Essa lógica perversa norteou desde o começo a gestão do Presidente Lula. Só para citar os exemplos mais conhecidos. O Ministro Chefe da Casa Civil, José Dirceu deveria haver sido demitido quando vieram a público as tramóias do Sr. Waldomiro. Devia ter sido demitido porque é inaceitável que um alto funcionário escolha um assessor com livre trânsito no Planalto que seja um delinqüente. Sem dúvida, o Ministro é completamente inocente, mas não pode ser Ministro quem não sabe escolher seus colaboradores. Os casos do Sr. Meirelles, Presidente do Banco Central, e do Sr. Jucá, Ministro da Previdência Social são estarrecedores. Quando o Procurador Geral da República solicita que sejam processados é porque existem fundamentos convincentes de que suas condutas são passíveis de serem enquadradas como criminosas. Não são rumores ou opiniões de jornalistas. São processos encaminhados pelo Procurador Geral da República e ninguém ousaria insinuar que o Procurador Cláudio Fonteles é leviano. Em qualquer país eles seriam sumariamente demitidos. Aqui se sugeria que pelos menos fossem afastados até serem esclarecidas as denúncias.

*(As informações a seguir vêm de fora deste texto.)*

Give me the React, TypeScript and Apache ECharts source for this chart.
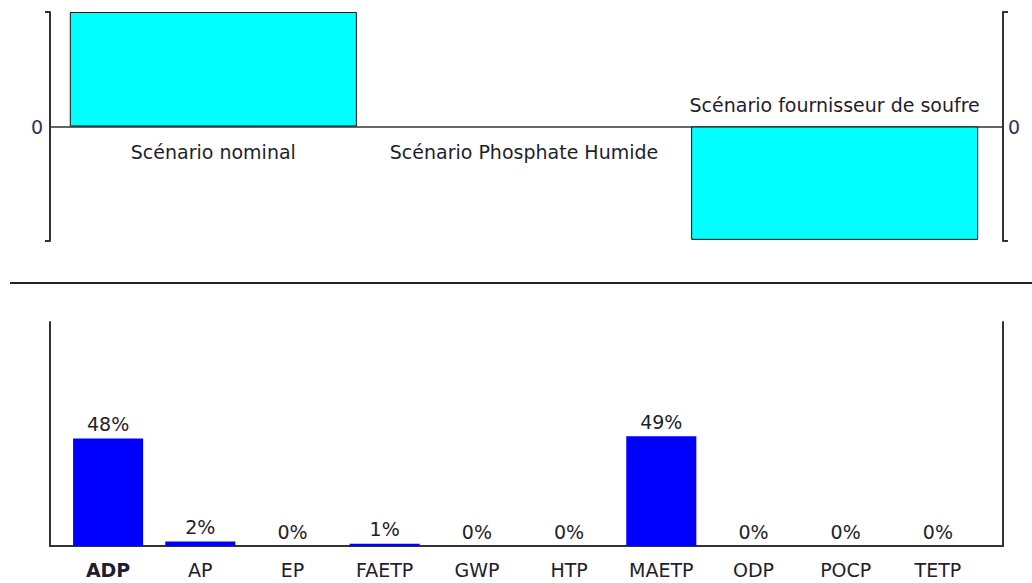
import React, { useEffect, useRef } from "react";
import * as echarts from "echarts";

const scenarioNames = ["Scénario nominal", "Scénario Phosphate Humide", "Scénario fournisseur de soufre"];
const scenarioValues = [1, 0, -0.99];

const impactCategories = ["ADP", "AP", "EP", "FAETP", "GWP", "HTP", "MAETP", "ODP", "POCP", "TETP"];
const impactShares = [48, 2, 0, 1, 0, 0, 49, 0, 0, 0];
const highlighted = "ADP";

const FONT = "DejaVu Sans";
const TXT = "#1e1e2e";
const LINE = "#333333";

export default function App() {
  const ref = useRef<HTMLDivElement>(null);
  useEffect(() => {
    if (!ref.current) return;
    const chart = echarts.init(ref.current, null, { renderer: "svg" });
    const option: any = {
      animation: false,
      textStyle: { fontFamily: FONT },
      grid: [
        { left: 50, right: 29, top: 12, height: 229 },
        { left: 58, right: 42, top: 12, height: 229 },
        { left: 50, right: 29, top: 322, height: 224 },
        { left: 62, right: 48, top: 322, height: 224 },
      ],
      xAxis: [
        {
          gridIndex: 0, type: "value", min: 0, max: 1,
          axisLine: { show: true, onZero: true, lineStyle: { color: LINE, width: 1.5 } },
          axisTick: { show: false }, axisLabel: { show: false }, splitLine: { show: false },
        },
        {
          gridIndex: 1, type: "category", data: scenarioNames,
          axisLine: { show: false }, axisTick: { show: false }, axisLabel: { show: false },
        },
        {
          gridIndex: 2, type: "value", min: 0, max: 1,
          axisLine: { show: true, onZero: false, lineStyle: { color: LINE, width: 2 } },
          axisTick: { show: false }, axisLabel: { show: false }, splitLine: { show: false },
        },
        {
          gridIndex: 3, type: "category",
          data: impactCategories.map((c) => ({
            value: c,
            textStyle: { fontWeight: c === highlighted ? "bold" : "normal" },
          })),
          axisLine: { show: false }, axisTick: { show: false },
          axisLabel: { margin: 14, fontSize: 19, color: TXT, fontFamily: FONT, interval: 0 },
        },
      ],
      yAxis: [
        {
          gridIndex: 0, type: "value", min: -1, max: 1, position: "left",
          axisLine: { show: true, onZero: false, lineStyle: { color: LINE, width: 2 } },
          axisTick: { show: true, customValues: [-1, 1], length: 5, lineStyle: { color: LINE, width: 2 } },
          axisLabel: { show: true, customValues: [0], formatter: () => "0", margin: 7, fontSize: 19, color: "#33305a", fontFamily: FONT },
          splitLine: { show: false },
        },
        {
          gridIndex: 0, type: "value", min: -1, max: 1, position: "right",
          axisLine: { show: true, onZero: false, lineStyle: { color: LINE, width: 2 } },
          axisTick: { show: true, customValues: [-1, 1], length: 5, lineStyle: { color: LINE, width: 2 } },
          axisLabel: { show: true, customValues: [0], formatter: () => "0", margin: 5, fontSize: 19, color: "#33305a", fontFamily: FONT },
          splitLine: { show: false },
        },
        { gridIndex: 1, type: "value", min: -1, max: 1, show: false },
        {
          gridIndex: 2, type: "value", min: 0, max: 100, position: "left",
          axisLine: { show: true, onZero: false, lineStyle: { color: LINE, width: 2 } },
          axisTick: { show: false }, axisLabel: { show: false }, splitLine: { show: false },
        },
        {
          gridIndex: 2, type: "value", min: 0, max: 100, position: "right",
          axisLine: { show: true, onZero: false, lineStyle: { color: LINE, width: 2 } },
          axisTick: { show: false }, axisLabel: { show: false }, splitLine: { show: false },
        },
        { gridIndex: 3, type: "value", min: 0, max: 100, show: false },
      ],
      series: [
        {
          type: "bar", xAxisIndex: 1, yAxisIndex: 2,
          barCategoryGap: "7.6%",
          itemStyle: { color: "#00ffff", borderColor: "#111111", borderWidth: 1 },
          data: scenarioValues.map((v) => ({
            value: v,
            itemStyle: { borderWidth: v === 0 ? 0 : 1 },
            label: {
              show: true,
              position: v < 0 ? "top" : "bottom",
              distance: v < 0 ? 12 : 16,
            },
          })),
          label: {
            show: true, fontSize: 19, color: TXT, fontFamily: FONT,
            formatter: (p: any) => scenarioNames[p.dataIndex],
          },
        },
        {
          type: "bar", xAxisIndex: 3, yAxisIndex: 5,
          barCategoryGap: "24%",
          itemStyle: { color: "#0000ff" },
          data: impactShares,
          label: {
            show: true, position: "top", distance: 5, fontSize: 19, color: TXT, fontFamily: FONT,
            formatter: (p: any) => `${Math.round(p.value)}%`,
          },
        },
      ],
      graphic: [
        {
          type: "line",
          shape: { x1: 10, y1: 283, x2: 1032, y2: 283 },
          style: { stroke: "#222222", lineWidth: 2 },
        },
      ],
    };
    chart.setOption(option);
    return () => chart.dispose();
  }, []);
  return (
    <div
      ref={ref}
      style={{ position: "absolute", left: 0, top: 0, width: 1032, height: 583, background: "#ffffff" }}
    />
  );
}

É possível que as denúncias do Deputado Jefferson não sejam provadas. É possível que o sejam. Mas, não há dúvidas que a governabilidade conservadora, opção política do Presidente Lula e que desembocou na crise política atual chegou ao fundo do poço. Penso que a única opção política do Presidente Lula e que lhe permitiria recuperar a credibilidade política seria romper com a camisa de força em que se meteu - a governabilidade conservadora. O fracasso dessa opção bate na porta da maioria dos países da América do Sul porque não resolve nenhum de nossos problemas políticos e sociais. Pelo contrário, os aumenta e cria a permanente ingovernabilidade.

A verdadeira governabilidade só poderá existir quando se governar olhando para a maioria da população e não para o grande capital. Quando junto à maioria da cidadania se criar e inventar a democracia que tanto nos falta.

13 de junho de 2005
 
*Raul Patricio Gastelo Acuña, sociólogo e membro licenciado do Centro de Estudos e Pesquisas Agrárias do Ceará -CEPAC.